Now trinckle is embedding its Additive App Suite inside StratasysGrabCAD Print and GrabCAD Print Pro tools. This will make it easier for existing Stratasys users to use the app. The companies are set to showcase the integration at RAPID + TCT this week, where Stratasys will feature the App Suite in its booth. The App Suite now makes it easy to create end effectors, jaws, trays, and shadow boards for robots. You can also toy a bit with the apps to make slightly different things, such as inserts for carrying cases, general desk organization, or stands. The Photo-to-Outline feature lets you take pictures and transform them into a cutout of a pair of pliers, for example, or of a specific 3D printed tool. I’ve tested it, and it works. If you were trying to set up a workstation or working in production, I’d try this out now for sure. The company hopes to expand on the current functionality, including break-off labels, masking tools, and drill guides.
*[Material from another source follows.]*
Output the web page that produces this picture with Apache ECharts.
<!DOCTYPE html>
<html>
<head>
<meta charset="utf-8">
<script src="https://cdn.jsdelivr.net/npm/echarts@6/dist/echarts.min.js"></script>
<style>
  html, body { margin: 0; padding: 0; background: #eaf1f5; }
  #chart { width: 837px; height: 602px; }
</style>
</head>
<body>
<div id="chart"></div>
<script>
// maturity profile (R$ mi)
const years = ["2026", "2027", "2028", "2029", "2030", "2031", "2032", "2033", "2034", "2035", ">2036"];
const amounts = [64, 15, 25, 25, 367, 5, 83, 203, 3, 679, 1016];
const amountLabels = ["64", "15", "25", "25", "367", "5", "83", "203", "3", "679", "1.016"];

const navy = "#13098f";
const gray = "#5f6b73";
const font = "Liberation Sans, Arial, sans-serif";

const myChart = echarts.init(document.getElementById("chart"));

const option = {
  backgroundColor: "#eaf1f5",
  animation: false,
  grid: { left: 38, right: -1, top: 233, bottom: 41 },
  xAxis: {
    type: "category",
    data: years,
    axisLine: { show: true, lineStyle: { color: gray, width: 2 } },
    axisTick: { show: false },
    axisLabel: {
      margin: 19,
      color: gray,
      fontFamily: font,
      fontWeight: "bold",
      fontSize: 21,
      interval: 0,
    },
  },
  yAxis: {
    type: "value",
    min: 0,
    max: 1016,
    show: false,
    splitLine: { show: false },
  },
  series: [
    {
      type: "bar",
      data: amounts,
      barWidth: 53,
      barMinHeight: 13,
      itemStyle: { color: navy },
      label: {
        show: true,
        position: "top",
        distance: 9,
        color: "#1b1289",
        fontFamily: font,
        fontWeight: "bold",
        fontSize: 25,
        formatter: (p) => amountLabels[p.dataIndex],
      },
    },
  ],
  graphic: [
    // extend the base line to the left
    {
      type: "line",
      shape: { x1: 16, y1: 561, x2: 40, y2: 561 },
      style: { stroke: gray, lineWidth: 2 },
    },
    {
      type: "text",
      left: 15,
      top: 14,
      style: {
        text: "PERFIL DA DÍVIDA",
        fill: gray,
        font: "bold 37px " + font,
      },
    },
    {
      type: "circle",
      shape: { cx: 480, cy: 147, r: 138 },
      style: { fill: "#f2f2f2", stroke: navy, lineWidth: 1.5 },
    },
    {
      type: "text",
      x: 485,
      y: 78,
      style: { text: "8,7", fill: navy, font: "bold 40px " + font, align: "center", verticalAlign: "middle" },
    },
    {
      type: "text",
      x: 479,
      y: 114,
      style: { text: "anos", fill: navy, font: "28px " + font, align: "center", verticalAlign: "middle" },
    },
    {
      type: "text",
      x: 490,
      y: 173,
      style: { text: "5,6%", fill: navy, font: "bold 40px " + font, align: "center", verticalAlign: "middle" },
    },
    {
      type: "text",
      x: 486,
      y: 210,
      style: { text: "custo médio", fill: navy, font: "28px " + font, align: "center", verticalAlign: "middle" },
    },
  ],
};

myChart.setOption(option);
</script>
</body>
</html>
Victor Gerdes, Vice President, Software, Stratasys, said,

“By transforming GrabCAD Print into a platform that guides engineers through automated, production-ready workflows, we’re making additive manufacturing faster and more accessible across the factory floor. The Additive App Suite allows teams to go from a production problem to a print-ready solution in minutes, not days, expanding the impact of AM beyond the lab.”
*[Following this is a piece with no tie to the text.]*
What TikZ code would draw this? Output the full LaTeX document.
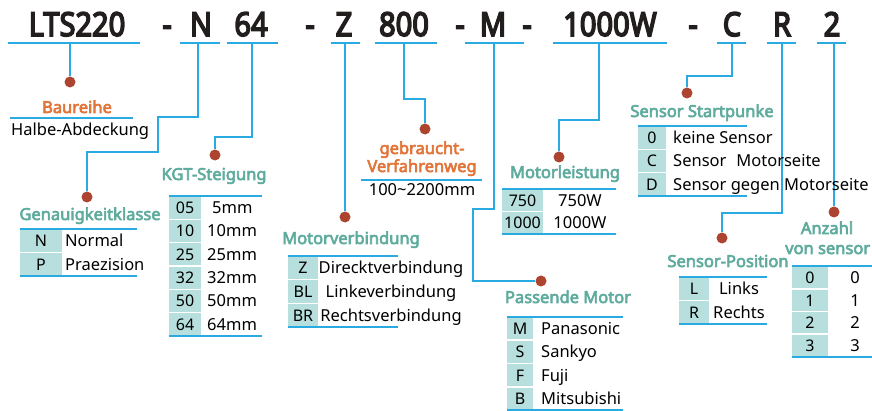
\documentclass[tikz,border=0pt]{standalone}
\usepackage{fontspec}
\setmainfont{Noto Sans}
\newfontfamily\bfam{Noto Sans}[FakeBold=3.6]
\newfontfamily\tfam{Noto Sans}[FakeBold=5]
\definecolor{lineblue}{RGB}{41,171,226}
\definecolor{dotred}{RGB}{172,68,48}
\definecolor{headorange}{RGB}{226,118,58}
\definecolor{headteal}{RGB}{95,172,158}
\definecolor{keybg}{RGB}{182,223,221}
\definecolor{topblack}{RGB}{35,30,30}
\newcommand{\KVtable}[9]{%
  \foreach[count=\ii] \kk/\vv in {#9}{%
    \fill[keybg] (#2,{#5+(\ii-1)*#6+0.8}) rectangle (#3,{#5+\ii*#6-0.8});
    \node[keytxt] (#1-k\ii) at ({(#2+#3)/2},{#5+(\ii-0.5)*#6+6}) {\kk};
    \node[valtxt,#8] (#1-v\ii) at (#3,{#5+(\ii-0.5)*#6+6}) {\vv};
  }
  \draw[tl] (#2,#5) -- (#4,#5);
  \draw[tl] (#2,{#5+#6*#7}) -- (#4,{#5+#6*#7});
}
\newcommand{\TopTxt}[1]{\scalebox{0.88}[1]{#1}}
\begin{document}
\begin{tikzpicture}[x=1pt,y=-1pt,
  bl/.style={draw=lineblue,line width=1.5pt},
  tl/.style={draw=lineblue,line width=1.6pt},
  dot/.style={circle,fill=dotred,inner sep=0pt,minimum size=11pt},
  top/.style={font=\tfam\fontsize{33}{36}\selectfont,text=topblack,inner sep=0pt,anchor=base},
  headO/.style={font=\bfam\fontsize{16.5}{18}\selectfont,text=headorange,inner sep=0pt,anchor=base},
  headT/.style={font=\bfam\fontsize{16.5}{18}\selectfont,text=headteal,inner sep=0pt,anchor=base},
  txt/.style={font=\fontsize{16.5}{18}\selectfont,text=black,inner sep=0pt,anchor=base},
  keytxt/.style={font=\fontsize{16}{18}\selectfont,text=black,inner sep=0pt,anchor=base},
  valtxt/.style={font=\fontsize{16.5}{18}\selectfont,text=black,inner sep=0pt}
]
\useasboundingbox[fill=white] (0,0) rectangle (872,411);

% top code row
\node[top] (tLTS) at (77,36) {\TopTxt{LTS220}};
\node[top] (m1) at (167,36) {\TopTxt{-}};
\node[top] (tN) at (201,36) {\TopTxt{N}};
\node[top] (t64) at (251,36) {\TopTxt{64}};
\node[top] (m2) at (310,36) {\TopTxt{-}};
\node[top] (tZ) at (344,36) {\TopTxt{Z}};
\node[top] (t800) at (404,36) {\TopTxt{800}};
\node[top] (m3) at (460,36) {\TopTxt{-}};
\node[top] (tM) at (493,36) {\TopTxt{M}};
\node[top] (m4) at (527,36) {\TopTxt{-}};
\node[top] (tW) at (610,36) {\TopTxt{1000W}};
\node[top] (m5) at (693,36) {\TopTxt{-}};
\node[top] (tC) at (732,36) {\TopTxt{C}};
\node[top] (tR) at (782,36) {\TopTxt{R}};
\node[top] (t2) at (832,36) {\TopTxt{2}};

\foreach \a/\b in {8/140,180/220,227/278,331/360,375/437,465/524,553/667,717/746,767/796,817/846}
  \draw[tl] (\a,43) -- (\b,43);

% connector start points
\coordinate (cL) at (70,43);
\coordinate (cN) at (198,43);
\coordinate (c64) at (252,43);
\coordinate (cZ) at (345,43);
\coordinate (c800) at (404,43);
\coordinate (cM) at (494,43);
\coordinate (cW) at (599,43);
\coordinate (cC) at (732,43);
\coordinate (cR) at (782,43);
\coordinate (c2) at (834,43);

% dots
\node[dot] (dL) at (70,82) {};
\node[dot] (dN) at (87,197) {};
\node[dot] (d64) at (215,155) {};
\node[dot] (dZ) at (345,217) {};
\node[dot] (d800) at (425,129) {};
\node[dot] (dM) at (541,281) {};
\node[dot] (dW) at (559,157) {};
\node[dot] (dC) at (687,93) {};
\node[dot] (dR) at (722,238) {};
\node[dot] (d2) at (834,212) {};

% connectors
\draw[bl] (cL) -- (dL.north);
\draw[bl] (cN) -- (198,117) -- (158,117) -- (158,152) -- (87,152) -- (dN.north);
\draw[bl] (c64) -- (252,137) -- (215,137) -- (d64.north);
\draw[bl] (cZ) -- (dZ.north);
\draw[bl] (c800) -- (404,99) -- (425,99) -- (d800.north);
\draw[bl] (cM) -- (494,209) -- (473,209) -- (473,281) -- (dM.west);
\draw[bl] (cW) -- (599,120) -- (559,120) -- (dW.north);
\draw[bl] (cC) -- (732,76) -- (687,76) -- (dC.north);
\draw[bl] (cR) -- (782,213) -- (722,213) -- (dR.north);
\draw[bl] (c2) -- (d2.north);

% Baureihe
\node[headO] (hBau) at (77,113) {Baureihe};
\draw[tl] (10,118) -- (133,118);
\node[txt,anchor=base west] (vBau) at (11,136) {Halbe-Abdeckung};

% Genauigkeitklasse
\node[headT] (hGen) at (90,220) {Genauigkeitklasse};
\KVtable{gen}{20}{62}{137}{229}{23.5}{2}{anchor=base west,xshift=3pt}{N/Normal,P/Praezision}

% KGT-Steigung
\node[headT] (hKGT) at (214,180) {KGT-Steigung};
\KVtable{kgt}{169}{201}{262}{196}{23.33}{6}{anchor=base west,xshift=6pt}{05/\hspace{5pt}5mm,10/10mm,25/25mm,32/32mm,50/50mm,64/64mm}

% gebraucht-Verfahrenweg
\node[headO] (hGeb1) at (422,154) {gebraucht-};
\node[headO] (hGeb2) at (422,172) {Verfahrenweg};
\draw[tl] (361,180) -- (482,180);
\node[txt] (vGeb) at (422,196) {100\textasciitilde 2200mm};

% Motorverbindung
\node[headT] (hMV) at (351,244) {Motorverbindung};
\KVtable{mv}{288}{318}{398}{256}{23.67}{3}{anchor=base,xshift=73pt}{Z/Direcktverbindung,BL/Linkeverbindung,BR/Rechtsverbindung}

% Passende Motor
\node[headT] (hPM) at (568,303) {Passende Motor};
\KVtable{pm}{507}{533}{623}{317}{23.25}{4}{anchor=base west,xshift=8pt}{M/Panasonic,S/Sankyo,F/Fuji,B/Mitsubishi}

% Motorleistung
\node[headT] (hML) at (565,178) {Motorleistung};
\KVtable{ml}{502}{543}{616}{189}{22.5}{2}{anchor=base,xshift=37pt}{750/750W,1000/1000W}

% Sensor Startpunke
\node[headT] (hSS) at (702,117) {Sensor Startpunke};
\KVtable{ss}{638}{666}{747}{126}{23.33}{3}{anchor=base west,xshift=7pt}{0/keine Sensor,C/Sensor\hspace{0.6em}Motorseite,D/Sensor gegen Motorseite}

% Sensor-Position
\node[headT] (hSP) at (728,267) {Sensor-Position};
\KVtable{sp}{679}{709}{767}{277}{23.5}{2}{anchor=base,xshift=30pt}{L/Links,R/Rechts}

% Anzahl von sensor
\node[headT] (hAn1) at (827,234) {Anzahl};
\node[headT,anchor=base west] (hAn2) at (785,254) {von sensor};
\KVtable{an}{792}{828}{872}{266}{22.75}{4}{anchor=base,xshift=27pt}{0/0,1/1,2/2,3/3}
\end{tikzpicture}
\end{document}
trinckle CEO Florian Reichle mentioned that,

“This agreement builds on our ongoing partnership with Stratasys and continues the collaboration that began with the exclusive integration of fixturemate into GrabCAD Print Pro last year. Together, we are addressing one of the practical barriers to wider adoption of additive manufacturing – the reliance on specialized CAD skills and the time-consuming nature of manual design work. By extending the Additive App Suite into the Stratasys ecosystem, we are expanding access to a wider group of users while also benefiting from feedback that helps guide the product roadmap through real-world use cases.”

I really love this product and love what trinckle is doing. By making it easier for the other ten thousand people in the company to use additive, it can act as an accelerator for the adoption of 3D printing. By moving the user closer to the solution, the product is empowering people to solve their own issues. It’s also super cost-effective to use this quickly using the app and then print it out locally. That feedback loop is quick and would therefore solve the problem faster than alternatives. A lot of times, just the perfect solution for additive doesn’t get made because the user or person with the problem can’t do CAD. So this could get a manufacturing team to solve a problem that would otherwise never be solved, and just go on to cost a company in time or bother. More users, more solutions being made, and more money being saved mean that 3D printing will have more value. Your in-house Stratasys printer is now more useful, and its utilization will be higher, too, reducing moving costs.

That kind of flywheel effect can lead to broader adoption of 3D printing. 3D printing is becoming much more accessible and useful. But one recurring bottleneck is in design. A simple, straightforward path to acquiring geometry and building a solution is what we need to make our market much bigger, and trickle is aiming to offer this to all.